↓

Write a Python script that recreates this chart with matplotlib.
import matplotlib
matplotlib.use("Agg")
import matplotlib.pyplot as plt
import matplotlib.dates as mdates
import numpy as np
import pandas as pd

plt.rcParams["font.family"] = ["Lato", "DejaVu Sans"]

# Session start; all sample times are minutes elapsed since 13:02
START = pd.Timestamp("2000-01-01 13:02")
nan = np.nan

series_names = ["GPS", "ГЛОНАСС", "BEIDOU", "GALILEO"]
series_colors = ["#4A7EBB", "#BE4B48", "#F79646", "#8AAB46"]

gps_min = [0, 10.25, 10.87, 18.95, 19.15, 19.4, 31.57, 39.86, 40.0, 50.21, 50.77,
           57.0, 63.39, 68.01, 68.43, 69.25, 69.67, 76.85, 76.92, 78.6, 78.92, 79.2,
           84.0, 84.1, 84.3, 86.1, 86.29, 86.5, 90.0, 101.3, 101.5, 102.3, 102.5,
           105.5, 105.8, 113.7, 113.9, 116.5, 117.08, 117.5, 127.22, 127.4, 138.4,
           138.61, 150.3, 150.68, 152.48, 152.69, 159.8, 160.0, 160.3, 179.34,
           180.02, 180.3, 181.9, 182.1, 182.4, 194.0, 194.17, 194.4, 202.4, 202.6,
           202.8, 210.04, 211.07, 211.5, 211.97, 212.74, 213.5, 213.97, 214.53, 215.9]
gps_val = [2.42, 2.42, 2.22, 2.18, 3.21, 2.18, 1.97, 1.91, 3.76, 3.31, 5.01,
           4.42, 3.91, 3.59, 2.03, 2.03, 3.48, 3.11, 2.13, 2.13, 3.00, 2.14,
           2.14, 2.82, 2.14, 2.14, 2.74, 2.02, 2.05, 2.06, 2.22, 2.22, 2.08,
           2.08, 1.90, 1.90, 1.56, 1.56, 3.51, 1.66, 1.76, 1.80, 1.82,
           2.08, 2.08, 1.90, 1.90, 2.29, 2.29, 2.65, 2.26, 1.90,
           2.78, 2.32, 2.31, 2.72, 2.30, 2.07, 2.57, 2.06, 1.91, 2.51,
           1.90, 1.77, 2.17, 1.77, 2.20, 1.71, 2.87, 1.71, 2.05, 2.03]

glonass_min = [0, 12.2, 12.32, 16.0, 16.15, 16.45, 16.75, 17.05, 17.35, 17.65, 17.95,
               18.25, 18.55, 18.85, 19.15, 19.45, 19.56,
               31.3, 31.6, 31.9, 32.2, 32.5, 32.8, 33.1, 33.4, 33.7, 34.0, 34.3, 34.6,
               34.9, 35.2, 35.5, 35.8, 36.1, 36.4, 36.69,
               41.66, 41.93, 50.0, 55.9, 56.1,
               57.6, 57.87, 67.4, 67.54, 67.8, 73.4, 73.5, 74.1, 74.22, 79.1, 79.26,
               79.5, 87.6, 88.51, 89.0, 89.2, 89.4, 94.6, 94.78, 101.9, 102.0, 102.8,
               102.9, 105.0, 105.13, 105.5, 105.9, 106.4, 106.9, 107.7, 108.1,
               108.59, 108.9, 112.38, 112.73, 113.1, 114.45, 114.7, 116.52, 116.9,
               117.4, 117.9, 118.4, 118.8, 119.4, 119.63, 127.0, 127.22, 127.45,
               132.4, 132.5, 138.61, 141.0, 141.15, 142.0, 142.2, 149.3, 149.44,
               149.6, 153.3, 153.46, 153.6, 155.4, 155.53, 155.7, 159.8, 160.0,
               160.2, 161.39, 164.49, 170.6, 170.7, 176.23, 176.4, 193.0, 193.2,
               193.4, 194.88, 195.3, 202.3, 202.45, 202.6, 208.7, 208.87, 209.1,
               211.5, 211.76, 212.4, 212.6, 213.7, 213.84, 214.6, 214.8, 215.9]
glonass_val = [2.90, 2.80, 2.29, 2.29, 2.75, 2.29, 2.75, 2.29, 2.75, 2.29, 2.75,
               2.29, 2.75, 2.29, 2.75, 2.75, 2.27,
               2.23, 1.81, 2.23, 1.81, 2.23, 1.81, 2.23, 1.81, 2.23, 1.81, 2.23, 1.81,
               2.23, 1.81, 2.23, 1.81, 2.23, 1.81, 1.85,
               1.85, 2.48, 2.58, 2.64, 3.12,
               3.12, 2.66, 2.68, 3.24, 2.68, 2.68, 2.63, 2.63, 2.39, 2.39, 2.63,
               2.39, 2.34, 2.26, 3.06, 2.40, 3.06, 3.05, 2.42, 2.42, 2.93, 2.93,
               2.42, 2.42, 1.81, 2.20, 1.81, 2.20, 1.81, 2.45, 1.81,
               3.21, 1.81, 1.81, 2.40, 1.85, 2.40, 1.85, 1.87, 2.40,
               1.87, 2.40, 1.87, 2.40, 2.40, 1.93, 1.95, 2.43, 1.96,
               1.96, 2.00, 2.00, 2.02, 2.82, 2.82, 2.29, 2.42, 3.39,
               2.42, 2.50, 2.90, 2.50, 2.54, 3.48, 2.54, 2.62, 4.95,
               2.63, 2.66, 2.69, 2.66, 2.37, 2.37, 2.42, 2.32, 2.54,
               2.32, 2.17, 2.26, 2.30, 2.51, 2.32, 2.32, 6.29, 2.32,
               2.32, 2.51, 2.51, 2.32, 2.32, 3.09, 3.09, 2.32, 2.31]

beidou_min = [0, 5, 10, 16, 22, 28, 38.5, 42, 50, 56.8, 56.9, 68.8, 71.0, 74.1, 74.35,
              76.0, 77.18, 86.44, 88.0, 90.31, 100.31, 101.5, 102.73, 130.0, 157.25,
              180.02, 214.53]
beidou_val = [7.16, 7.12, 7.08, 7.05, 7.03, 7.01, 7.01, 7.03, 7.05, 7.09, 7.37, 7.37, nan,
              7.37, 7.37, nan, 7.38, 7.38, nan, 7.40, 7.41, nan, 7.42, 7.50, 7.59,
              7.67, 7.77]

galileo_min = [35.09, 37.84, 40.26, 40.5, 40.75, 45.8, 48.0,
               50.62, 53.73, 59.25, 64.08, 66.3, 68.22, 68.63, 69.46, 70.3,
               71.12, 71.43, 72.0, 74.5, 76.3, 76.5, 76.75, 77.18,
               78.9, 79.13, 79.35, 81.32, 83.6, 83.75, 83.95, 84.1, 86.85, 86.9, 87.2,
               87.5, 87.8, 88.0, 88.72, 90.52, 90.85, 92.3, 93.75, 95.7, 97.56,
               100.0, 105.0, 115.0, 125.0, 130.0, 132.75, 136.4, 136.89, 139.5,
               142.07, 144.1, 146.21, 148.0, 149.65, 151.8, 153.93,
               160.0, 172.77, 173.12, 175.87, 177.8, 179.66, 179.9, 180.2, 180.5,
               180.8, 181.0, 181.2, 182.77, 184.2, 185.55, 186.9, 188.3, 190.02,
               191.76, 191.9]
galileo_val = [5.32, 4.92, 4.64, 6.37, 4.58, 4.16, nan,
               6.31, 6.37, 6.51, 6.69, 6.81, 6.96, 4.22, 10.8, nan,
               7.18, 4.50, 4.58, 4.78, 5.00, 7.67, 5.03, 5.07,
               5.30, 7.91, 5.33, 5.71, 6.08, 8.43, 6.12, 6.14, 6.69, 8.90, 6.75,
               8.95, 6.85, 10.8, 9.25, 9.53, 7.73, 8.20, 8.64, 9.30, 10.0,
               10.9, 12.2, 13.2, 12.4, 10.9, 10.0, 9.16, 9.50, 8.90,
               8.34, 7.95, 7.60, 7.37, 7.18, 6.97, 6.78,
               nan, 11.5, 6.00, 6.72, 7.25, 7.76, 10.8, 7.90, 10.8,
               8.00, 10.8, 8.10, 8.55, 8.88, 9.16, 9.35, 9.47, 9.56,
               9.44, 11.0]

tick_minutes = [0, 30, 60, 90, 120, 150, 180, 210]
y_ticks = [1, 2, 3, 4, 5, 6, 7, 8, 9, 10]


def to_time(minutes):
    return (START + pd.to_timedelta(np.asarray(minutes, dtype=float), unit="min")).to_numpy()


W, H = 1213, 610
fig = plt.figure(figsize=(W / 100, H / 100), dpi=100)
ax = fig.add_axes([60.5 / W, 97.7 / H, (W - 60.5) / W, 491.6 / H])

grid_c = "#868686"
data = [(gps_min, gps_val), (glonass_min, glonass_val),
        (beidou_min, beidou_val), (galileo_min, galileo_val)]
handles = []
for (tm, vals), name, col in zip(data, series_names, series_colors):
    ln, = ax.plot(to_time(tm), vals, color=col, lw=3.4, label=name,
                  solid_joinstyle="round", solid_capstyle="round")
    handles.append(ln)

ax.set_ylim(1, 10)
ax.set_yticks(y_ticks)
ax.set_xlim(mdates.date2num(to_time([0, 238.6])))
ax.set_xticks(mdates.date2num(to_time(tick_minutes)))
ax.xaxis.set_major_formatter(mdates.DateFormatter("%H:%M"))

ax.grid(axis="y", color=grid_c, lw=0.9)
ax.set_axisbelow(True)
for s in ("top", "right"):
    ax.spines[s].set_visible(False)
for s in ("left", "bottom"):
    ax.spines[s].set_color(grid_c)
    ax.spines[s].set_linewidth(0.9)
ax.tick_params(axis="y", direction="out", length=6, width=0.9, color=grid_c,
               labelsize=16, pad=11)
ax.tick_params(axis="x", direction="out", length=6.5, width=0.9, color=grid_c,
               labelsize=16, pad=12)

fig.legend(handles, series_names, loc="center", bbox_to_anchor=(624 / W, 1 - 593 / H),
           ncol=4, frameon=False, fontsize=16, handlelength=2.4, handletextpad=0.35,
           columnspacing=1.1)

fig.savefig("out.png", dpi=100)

↑
↓

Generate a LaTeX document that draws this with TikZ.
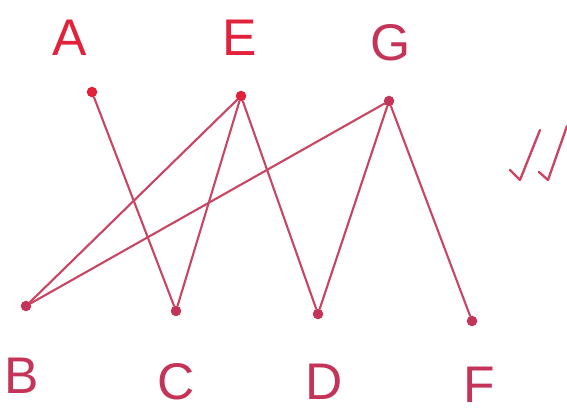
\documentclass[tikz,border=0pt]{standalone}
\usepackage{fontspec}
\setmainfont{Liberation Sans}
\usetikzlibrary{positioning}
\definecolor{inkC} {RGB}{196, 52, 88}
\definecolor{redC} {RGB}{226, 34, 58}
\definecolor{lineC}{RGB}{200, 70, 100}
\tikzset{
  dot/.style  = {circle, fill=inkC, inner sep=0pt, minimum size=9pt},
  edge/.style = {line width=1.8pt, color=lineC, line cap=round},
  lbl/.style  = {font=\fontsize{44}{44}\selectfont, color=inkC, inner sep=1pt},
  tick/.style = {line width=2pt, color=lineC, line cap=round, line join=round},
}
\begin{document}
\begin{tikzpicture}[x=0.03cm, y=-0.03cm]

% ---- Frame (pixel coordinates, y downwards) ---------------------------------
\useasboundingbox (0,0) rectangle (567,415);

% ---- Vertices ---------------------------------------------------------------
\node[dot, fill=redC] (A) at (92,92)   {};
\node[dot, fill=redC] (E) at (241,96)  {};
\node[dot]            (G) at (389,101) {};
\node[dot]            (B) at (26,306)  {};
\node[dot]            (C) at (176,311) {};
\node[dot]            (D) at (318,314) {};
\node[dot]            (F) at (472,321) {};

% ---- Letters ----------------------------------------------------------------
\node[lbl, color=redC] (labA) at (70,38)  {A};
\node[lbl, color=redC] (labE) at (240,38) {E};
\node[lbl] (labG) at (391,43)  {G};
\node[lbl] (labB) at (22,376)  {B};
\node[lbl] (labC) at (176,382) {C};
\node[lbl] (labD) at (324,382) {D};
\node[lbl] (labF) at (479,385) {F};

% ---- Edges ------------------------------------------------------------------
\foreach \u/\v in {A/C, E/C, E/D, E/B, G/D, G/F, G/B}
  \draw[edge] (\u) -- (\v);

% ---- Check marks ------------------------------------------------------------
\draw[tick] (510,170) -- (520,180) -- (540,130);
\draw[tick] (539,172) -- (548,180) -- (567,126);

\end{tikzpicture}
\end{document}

↑
↓

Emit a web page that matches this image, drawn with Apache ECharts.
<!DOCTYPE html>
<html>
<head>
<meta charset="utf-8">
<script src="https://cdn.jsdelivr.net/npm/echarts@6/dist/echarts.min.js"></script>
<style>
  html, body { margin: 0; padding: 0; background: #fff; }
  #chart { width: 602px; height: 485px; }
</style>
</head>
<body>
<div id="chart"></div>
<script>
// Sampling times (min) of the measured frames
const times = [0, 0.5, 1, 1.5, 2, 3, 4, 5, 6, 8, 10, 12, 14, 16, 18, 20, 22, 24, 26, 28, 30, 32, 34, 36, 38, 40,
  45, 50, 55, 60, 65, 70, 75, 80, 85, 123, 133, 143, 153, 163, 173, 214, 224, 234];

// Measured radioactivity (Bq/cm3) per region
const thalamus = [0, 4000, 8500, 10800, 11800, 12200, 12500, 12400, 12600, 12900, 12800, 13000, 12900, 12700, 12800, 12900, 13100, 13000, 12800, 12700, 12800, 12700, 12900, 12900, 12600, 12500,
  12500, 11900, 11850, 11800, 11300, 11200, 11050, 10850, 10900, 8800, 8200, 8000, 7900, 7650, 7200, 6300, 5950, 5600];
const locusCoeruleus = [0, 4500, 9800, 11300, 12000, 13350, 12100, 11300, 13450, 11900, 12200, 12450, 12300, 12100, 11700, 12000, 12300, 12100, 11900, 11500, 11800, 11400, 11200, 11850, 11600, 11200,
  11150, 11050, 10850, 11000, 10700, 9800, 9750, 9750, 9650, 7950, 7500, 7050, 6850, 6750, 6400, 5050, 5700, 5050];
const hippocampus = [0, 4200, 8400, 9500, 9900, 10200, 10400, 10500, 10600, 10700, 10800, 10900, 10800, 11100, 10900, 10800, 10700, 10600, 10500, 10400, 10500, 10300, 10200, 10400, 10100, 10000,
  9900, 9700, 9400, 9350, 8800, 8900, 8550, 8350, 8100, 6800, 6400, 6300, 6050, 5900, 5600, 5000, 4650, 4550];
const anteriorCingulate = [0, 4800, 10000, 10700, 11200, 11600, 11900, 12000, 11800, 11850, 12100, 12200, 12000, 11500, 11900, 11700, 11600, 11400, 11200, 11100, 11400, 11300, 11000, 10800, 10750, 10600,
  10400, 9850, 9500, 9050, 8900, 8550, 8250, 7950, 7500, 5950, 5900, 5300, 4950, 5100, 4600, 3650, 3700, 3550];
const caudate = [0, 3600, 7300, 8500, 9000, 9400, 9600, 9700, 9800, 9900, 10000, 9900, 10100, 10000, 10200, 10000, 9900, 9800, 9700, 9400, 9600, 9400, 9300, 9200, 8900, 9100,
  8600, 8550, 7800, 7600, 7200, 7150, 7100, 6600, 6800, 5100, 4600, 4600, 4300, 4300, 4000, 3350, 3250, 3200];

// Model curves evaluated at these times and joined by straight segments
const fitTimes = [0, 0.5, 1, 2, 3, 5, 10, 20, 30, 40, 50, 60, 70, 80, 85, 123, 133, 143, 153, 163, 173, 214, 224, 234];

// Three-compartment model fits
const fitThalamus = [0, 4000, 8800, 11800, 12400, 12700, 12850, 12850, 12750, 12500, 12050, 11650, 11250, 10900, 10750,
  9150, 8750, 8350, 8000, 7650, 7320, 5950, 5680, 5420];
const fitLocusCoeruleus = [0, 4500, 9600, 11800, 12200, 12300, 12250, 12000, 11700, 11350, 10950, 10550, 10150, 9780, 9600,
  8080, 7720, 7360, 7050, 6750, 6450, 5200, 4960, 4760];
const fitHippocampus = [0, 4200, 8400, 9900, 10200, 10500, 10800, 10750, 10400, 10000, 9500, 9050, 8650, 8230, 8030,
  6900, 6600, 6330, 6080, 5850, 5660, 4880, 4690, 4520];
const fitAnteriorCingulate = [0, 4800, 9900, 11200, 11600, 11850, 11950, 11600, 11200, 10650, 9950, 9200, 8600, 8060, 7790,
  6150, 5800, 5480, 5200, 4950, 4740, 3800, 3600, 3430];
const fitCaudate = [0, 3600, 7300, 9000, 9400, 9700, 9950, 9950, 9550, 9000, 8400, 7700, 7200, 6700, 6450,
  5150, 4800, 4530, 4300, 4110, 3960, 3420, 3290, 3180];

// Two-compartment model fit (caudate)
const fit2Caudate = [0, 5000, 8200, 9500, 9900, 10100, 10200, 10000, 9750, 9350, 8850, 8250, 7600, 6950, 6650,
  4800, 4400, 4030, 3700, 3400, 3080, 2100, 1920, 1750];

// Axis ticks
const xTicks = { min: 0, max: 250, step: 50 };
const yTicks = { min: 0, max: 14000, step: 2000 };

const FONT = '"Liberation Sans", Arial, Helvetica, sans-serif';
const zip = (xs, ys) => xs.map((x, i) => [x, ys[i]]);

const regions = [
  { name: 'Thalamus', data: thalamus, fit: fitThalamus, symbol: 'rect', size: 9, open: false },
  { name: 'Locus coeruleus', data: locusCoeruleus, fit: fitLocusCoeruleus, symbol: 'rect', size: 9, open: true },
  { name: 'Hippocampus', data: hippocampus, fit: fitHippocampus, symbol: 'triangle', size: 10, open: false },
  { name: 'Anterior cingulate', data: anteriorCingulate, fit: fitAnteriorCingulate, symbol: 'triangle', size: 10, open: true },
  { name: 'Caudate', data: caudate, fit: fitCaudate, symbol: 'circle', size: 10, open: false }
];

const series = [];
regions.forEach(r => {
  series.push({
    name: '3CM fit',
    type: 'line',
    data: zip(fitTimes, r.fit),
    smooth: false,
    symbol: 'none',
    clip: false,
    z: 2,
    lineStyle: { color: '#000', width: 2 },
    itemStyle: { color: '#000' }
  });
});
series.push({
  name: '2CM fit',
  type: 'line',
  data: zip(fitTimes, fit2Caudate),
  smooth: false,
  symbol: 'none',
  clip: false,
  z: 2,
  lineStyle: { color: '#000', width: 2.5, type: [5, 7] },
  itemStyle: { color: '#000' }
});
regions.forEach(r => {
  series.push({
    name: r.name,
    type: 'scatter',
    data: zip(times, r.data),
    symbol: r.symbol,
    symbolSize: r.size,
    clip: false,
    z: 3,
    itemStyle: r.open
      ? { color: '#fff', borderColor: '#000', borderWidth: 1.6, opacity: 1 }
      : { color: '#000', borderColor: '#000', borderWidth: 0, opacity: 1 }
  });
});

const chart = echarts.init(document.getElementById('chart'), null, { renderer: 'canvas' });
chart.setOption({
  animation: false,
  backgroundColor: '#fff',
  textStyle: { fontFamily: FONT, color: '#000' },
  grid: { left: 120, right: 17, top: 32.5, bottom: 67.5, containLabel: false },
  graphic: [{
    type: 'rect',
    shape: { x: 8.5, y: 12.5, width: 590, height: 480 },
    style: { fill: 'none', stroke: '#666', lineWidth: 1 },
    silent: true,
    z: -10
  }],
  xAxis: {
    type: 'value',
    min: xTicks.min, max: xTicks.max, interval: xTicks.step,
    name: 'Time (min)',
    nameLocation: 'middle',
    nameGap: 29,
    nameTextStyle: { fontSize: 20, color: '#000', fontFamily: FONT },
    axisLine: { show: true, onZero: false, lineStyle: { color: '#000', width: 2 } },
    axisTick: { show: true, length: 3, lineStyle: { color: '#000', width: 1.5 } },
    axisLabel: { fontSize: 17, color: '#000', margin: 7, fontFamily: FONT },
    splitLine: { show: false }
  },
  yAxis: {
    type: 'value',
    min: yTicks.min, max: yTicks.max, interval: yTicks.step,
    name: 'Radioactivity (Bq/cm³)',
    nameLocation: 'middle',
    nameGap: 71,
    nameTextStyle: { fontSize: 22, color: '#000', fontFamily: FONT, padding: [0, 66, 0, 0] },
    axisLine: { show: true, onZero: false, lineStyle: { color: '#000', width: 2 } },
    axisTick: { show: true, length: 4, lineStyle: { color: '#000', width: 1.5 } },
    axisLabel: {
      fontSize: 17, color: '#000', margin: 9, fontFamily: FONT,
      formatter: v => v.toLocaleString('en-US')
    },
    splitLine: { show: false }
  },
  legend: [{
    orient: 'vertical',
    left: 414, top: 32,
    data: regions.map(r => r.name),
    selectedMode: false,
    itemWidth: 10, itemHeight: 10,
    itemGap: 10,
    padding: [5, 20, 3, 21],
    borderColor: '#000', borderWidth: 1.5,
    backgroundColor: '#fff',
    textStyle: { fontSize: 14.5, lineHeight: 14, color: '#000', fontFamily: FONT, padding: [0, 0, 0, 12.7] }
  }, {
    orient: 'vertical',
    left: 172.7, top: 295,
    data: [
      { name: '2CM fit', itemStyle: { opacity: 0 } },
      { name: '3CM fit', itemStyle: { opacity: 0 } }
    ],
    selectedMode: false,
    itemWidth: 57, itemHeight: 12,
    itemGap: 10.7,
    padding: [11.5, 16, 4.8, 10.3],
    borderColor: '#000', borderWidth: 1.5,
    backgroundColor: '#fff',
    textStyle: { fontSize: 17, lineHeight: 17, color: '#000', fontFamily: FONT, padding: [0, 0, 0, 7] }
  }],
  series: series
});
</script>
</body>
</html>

↑

Pick out all lines from the data above in which the word "matplotlib" appears.

*Expected answer*:
Write a Python script that recreates this chart with matplotlib.
import matplotlib
matplotlib.use("Agg")
import matplotlib.pyplot as plt
import matplotlib.dates as mdates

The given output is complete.